Reputation: 301
I have some data with 2 columns in the following format:
df = pl.from_repr("""
┌──────┬─────────┐
│ nums ┆ letters │
│ --- ┆ --- │
│ i64 ┆ str │
╞══════╪═════════╡
│ 160 ┆ B │
│ 540 ┆ I │
│ 550 ┆ I │
│ 590 ┆ B │
│ 370 ┆ I │
└──────┴─────────┘
""")
And I want to merge the cells that come in the form of B
in addition to consecutive I
's (i.e. BI*
):
shape: (2, 1)
┌─────────────────┐
│ nums │
│ --- │
│ list[i64] │
╞═════════════════╡
│ [160, 540, 550] │
│ [590, 370] │
└─────────────────┘
How can I achieve something like this with polars?
Upvotes: 1
Views: 1778
Reputation: 14710
You can search for the consecutive "B" -> "I"
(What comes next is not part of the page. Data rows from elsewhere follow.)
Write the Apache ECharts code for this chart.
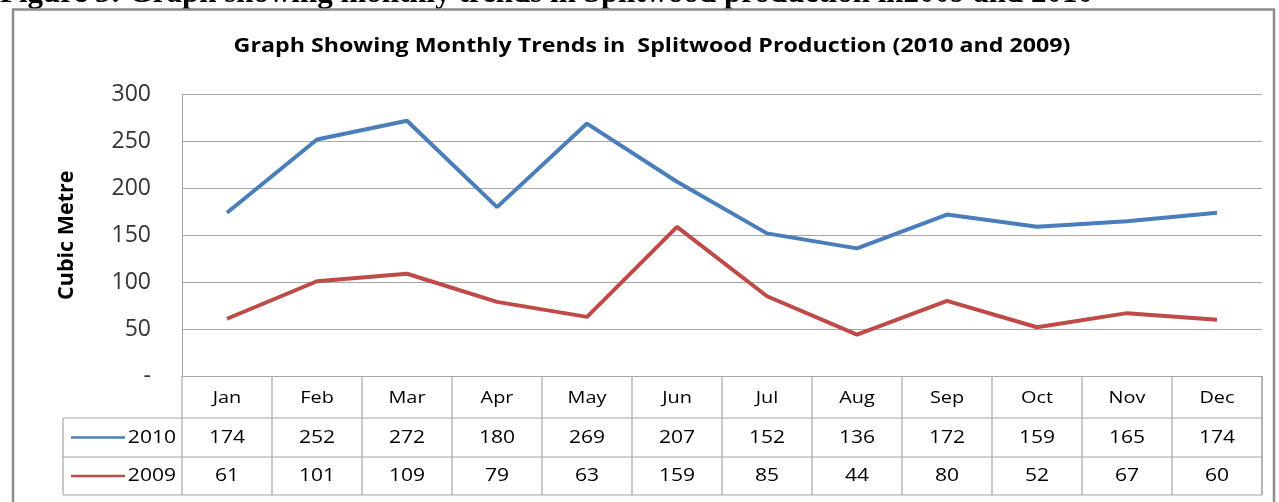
<!DOCTYPE html>
<html><head><meta charset="utf-8">
<script src="https://cdn.jsdelivr.net/npm/echarts@6/dist/echarts.min.js"></script>
<style>html,body{margin:0;padding:0;background:#fff}#c{width:1279px;height:502px}</style>
</head><body><div id="c"></div>
<script>
const months = ['Jan','Feb','Mar','Apr','May','Jun','Jul','Aug','Sep','Oct','Nov','Dec'];
const s2010 = [174,252,272,180,269,207,152,136,172,159,165,174];
const s2009 = [61,101,109,79,63,159,85,44,80,52,67,60];
const yTicks = [0,50,100,150,200,250,300];
const seriesNames = ['2010','2009'];
const colors = ['#4a7ebb','#be4b48'];
const FONT = '"Open Sans", Lato, sans-serif';
const GRID = '#a6a6a6';

const chart = echarts.init(document.getElementById('c'), null, {renderer:'canvas'});
const gridTop = 94.5, gridBottom = 502-376, gridLeft = 182, gridRight = 1279-1262;
chart.setOption({
  animation:false,
  grid:{left:gridLeft, right:gridRight, top:gridTop, bottom:gridBottom},
  xAxis:{type:'category', data:months, boundaryGap:true,
    axisLine:{show:true, lineStyle:{color:GRID,width:1}}, axisTick:{show:false}, axisLabel:{show:false}},
  yAxis:{type:'value', min:yTicks[0], max:yTicks[yTicks.length-1], interval:50,
    name:'Cubic Metre', nameLocation:'middle', nameGap:104, nameRotate:90,
    nameTextStyle:{fontFamily:FONT, fontWeight:'bold', fontSize:21.5, color:'#000'},
    axisLine:{show:true, lineStyle:{color:GRID,width:1}}, axisTick:{show:false},
    axisLabel:{margin:31, fontFamily:FONT, fontSize:23, color:'#333', formatter:v=> v===0?'-':String(v)},
    splitLine:{lineStyle:{color:GRID,width:1}}},
  series:[
    {name:seriesNames[0], type:'line', data:s2010, symbol:'none', lineStyle:{color:colors[0], width:4}},
    {name:seriesNames[1], type:'line', data:s2009, symbol:'none', lineStyle:{color:colors[1], width:4}}
  ]
});

// Build table + decorations from axis positions
const g = [];
const xs = months.map((m,i)=>chart.convertToPixel({xAxisIndex:0}, i));
const cw = xs.length>1 ? xs[1]-xs[0] : 90;
const left = xs[0]-cw/2, right = xs[xs.length-1]+cw/2;
const y0 = chart.convertToPixel({yAxisIndex:0}, 0);
const rowH = [42, 39, 38];
const r1 = y0+rowH[0], r2 = r1+rowH[1], r3 = r2+rowH[2];
const legL = 63;
const line = (x1,y1,x2,y2,c,w)=>g.push({type:'line', shape:{x1,y1,x2,y2}, style:{stroke:c||GRID, lineWidth:w||1.2}, silent:true});
const text = (x,y,t,opt,sx)=>g.push({type:'text', x, y, scaleX:sx||1, style:Object.assign({text:t, fontFamily:FONT, fontSize:17, fill:'#000', align:'center', verticalAlign:'middle'}, opt||{}), silent:true});

// header caption (cropped)
text(0, -6, 'Figure 5: Graph showing monthly trends in Splitwood production in2009 and 2010', {align:'left', fontFamily:'"Liberation Serif", serif', fontWeight:'bold', fontSize:31, fill:'#000'});
// chart frame
g.push({type:'rect', shape:{x:13, y:9.5, width:1261, height:520}, style:{fill:null, stroke:'#8c8c8c', lineWidth:2.5}, silent:true});
// title
text(652, 46, 'Graph Showing Monthly Trends in  Splitwood Production (2010 and 2009)', {fontWeight:'bold', fontSize:19.5}, 1.19);

// table grid
for (let i=0;i<=months.length;i++){ const x=left+i*cw; line(x, y0, x, r3); }
line(right, y0, right, r3);
line(legL, r1, right, r1); line(legL, r2, right, r2); line(legL, r3, right, r3);
line(legL, r1, legL, r3);
const TS = 1.17;
months.forEach((m,i)=>{
  text(xs[i], (y0+r1)/2+1, m, null, TS);
  text(xs[i], (r1+r2)/2, String(s2010[i]), {fontSize:18}, TS);
  text(xs[i], (r2+r3)/2, String(s2009[i]), {fontSize:18}, TS);
});
[[r1,r2],[r2,r3]].forEach(([a,b],k)=>{
  const yc=(a+b)/2;
  line(71, yc, 125, yc, colors[k], 2.5);
  text(176, yc, seriesNames[k], {align:'right', fontSize:18}, TS);
});
chart.setOption({graphic:g});
</script></body></html>
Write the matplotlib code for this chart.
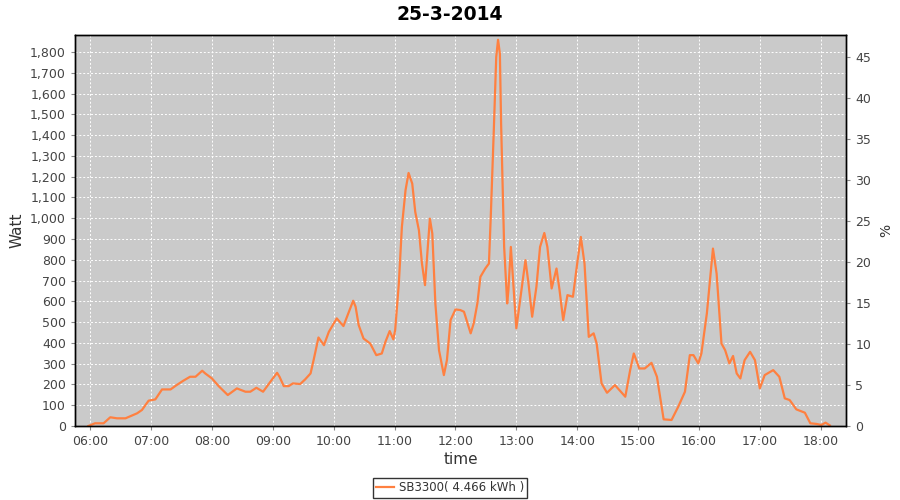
import matplotlib.pyplot as plt
from matplotlib.ticker import FuncFormatter, MultipleLocator

# time in hours of the day, power in Watt
hours = [5.97, 6.08, 6.22, 6.33, 6.44, 6.58, 6.77, 6.85, 6.96, 7.07, 7.18, 7.32,
         7.42, 7.53, 7.64, 7.73, 7.84, 7.89, 8.0, 8.11, 8.26, 8.41, 8.55, 8.63,
         8.73, 8.84, 8.96, 9.07, 9.11, 9.18, 9.26, 9.33, 9.45, 9.53, 9.62, 9.67,
         9.75, 9.84, 9.92, 10.05, 10.16, 10.25, 10.32, 10.36, 10.41, 10.49, 10.60,
         10.70, 10.79, 10.85, 10.92, 10.98, 11.01, 11.07, 11.12, 11.18, 11.23,
         11.29, 11.34, 11.40, 11.45, 11.50, 11.53, 11.58, 11.62, 11.67, 11.73,
         11.81, 11.86, 11.92, 12.0, 12.08, 12.14, 12.25, 12.30, 12.36, 12.41,
         12.49, 12.55, 12.58, 12.63, 12.67, 12.70, 12.73, 12.75, 12.80, 12.85,
         12.87, 12.91, 12.95, 13.0, 13.07, 13.15, 13.20, 13.26, 13.33, 13.39,
         13.46, 13.51, 13.58, 13.66, 13.71, 13.77, 13.84, 13.93, 14.0, 14.06,
         14.12, 14.19, 14.27, 14.32, 14.40, 14.49, 14.62, 14.79, 14.87, 14.93,
         15.02, 15.11, 15.22, 15.31, 15.42, 15.55, 15.66, 15.77, 15.85, 15.91,
         15.99, 16.04, 16.13, 16.23, 16.29, 16.37, 16.43, 16.50, 16.56, 16.62,
         16.68, 16.75, 16.84, 16.92, 17.0, 17.08, 17.22, 17.32, 17.41, 17.49,
         17.60, 17.74, 17.83, 17.93, 18.01, 18.08, 18.15]
watt = [0, 13, 13, 42, 37, 37, 61, 77, 122, 128, 176, 176,
        197, 218, 237, 237, 266, 253, 229, 192, 149, 181, 165, 165,
        184, 165, 213, 256, 237, 192, 192, 205, 202, 224, 253, 317,
        426, 389, 453, 518, 481, 550, 603, 574, 486, 421, 397,
        341, 349, 405, 457, 417, 462, 686, 958, 1135, 1218,
        1167, 1030, 942, 782, 678, 798, 998, 926, 590, 365,
        245, 317, 510, 561, 558, 550, 446, 494, 590, 718,
        758, 782, 1006, 1423, 1776, 1859, 1792, 1455, 862, 590,
        654, 862, 686, 470, 622, 798, 686, 526, 670, 862,
        929, 862, 662, 758, 654, 510, 630, 622, 782, 910,
        782, 429, 446, 397, 205, 160, 197, 141, 269, 349,
        277, 277, 304, 237, 32, 29, 93, 165, 341, 341,
        301, 349, 542, 854, 734, 397, 365, 301, 337, 253,
        229, 317, 357, 317, 181, 245, 269, 237, 133, 125,
        80, 64, 13, 10, 5, 16, 3]

tick_hours = list(range(6, 19))
tick_labels = ['%02d:00' % h for h in tick_hours]
series_label = 'SB3300( 4.466 kWh )'

fig = plt.figure(figsize=(9, 5), dpi=100)
ax = fig.add_axes([0.0833, 0.148, 0.857, 0.782])
ax.set_facecolor('#cacaca')
ax.plot(hours, watt, color='#ff8040', linewidth=1.6, label=series_label)

ax.set_xlim(5.75, 18.42)
ax.set_ylim(0, 1882)
ax.set_xticks(tick_hours)
ax.set_xticklabels(tick_labels)
ax.yaxis.set_major_locator(MultipleLocator(100))
ax.yaxis.set_major_formatter(FuncFormatter(lambda v, p: '{:,.0f}'.format(v)))
ax.grid(True, color='white', linestyle=(0, (2, 2)), linewidth=0.7)
ax.set_axisbelow(True)

ax2 = ax.twinx()
ax2.set_ylim(0, 1882 * 0.02534)
ax2.yaxis.set_major_locator(MultipleLocator(5))

for a in (ax, ax2):
    a.tick_params(labelsize=9, labelcolor='#444444', color='#888888', length=3)
    for s in a.spines.values():
        s.set_color('black')
        s.set_linewidth(1)

ax.set_xlabel('time', fontsize=11, color='#333333', labelpad=3)
ax.set_ylabel('Watt', fontsize=11, color='#333333', labelpad=4)
ax2.set_ylabel('%', fontsize=10, color='#333333', labelpad=6)
fig.suptitle('25-3-2014', fontsize=13.5, fontweight='bold', y=0.99)

leg = fig.legend(loc='center', bbox_to_anchor=(0.5, 0.024), fontsize=8.5,
                 fancybox=False, edgecolor='black', handlelength=1.5,
                 borderpad=0.3, handletextpad=0.4)
leg.get_frame().set_linewidth(1)
for t in leg.get_texts():
    t.set_color('#333333')

fig.savefig('out.png', dpi=100)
pairs, toggle those to true
and cum_sum
between them.
df = pl.DataFrame({
"nums": [160, 540, 550, 590, 370],
"letters": ["B", "I", "I", "B", "I"]
})
(df.group_by(
((pl.col("letters") + pl.col("letters").shift(-1)).eq_missing("BI"))
.cum_sum()
.alias("cum_sum"),
maintain_order=True,
).agg("nums"))
This outputs:
shape: (2, 2)
┌─────────┬─────────────────┐
│ cum_sum ┆ nums │
│ --- ┆ --- │
│ u32 ┆ list[i64] │
╞═════════╪═════════════════╡
│ 1 ┆ [160, 540, 550] │
│ 2 ┆ [590, 370] │
└─────────┴─────────────────┘
Upvotes: 2
Reputation:
If you are happy with the for loop, that's it. I tried also with polars' data manipulation functions but I didn't manage to do it this way.
import polars as pl
df = pl.DataFrame({
"nums": [160, 540, 550, 590, 370],
"letters": ["B", "I", "I", "B", "I"]
})
out = []
for d, l in zip(df["nums"], df["letters"]):
if l == "B":
out.append([d])
elif l == "I":
out[-1].append(d)
else:
raise Exception("Unknown letter: " + l)
print(out)
Upvotes: 0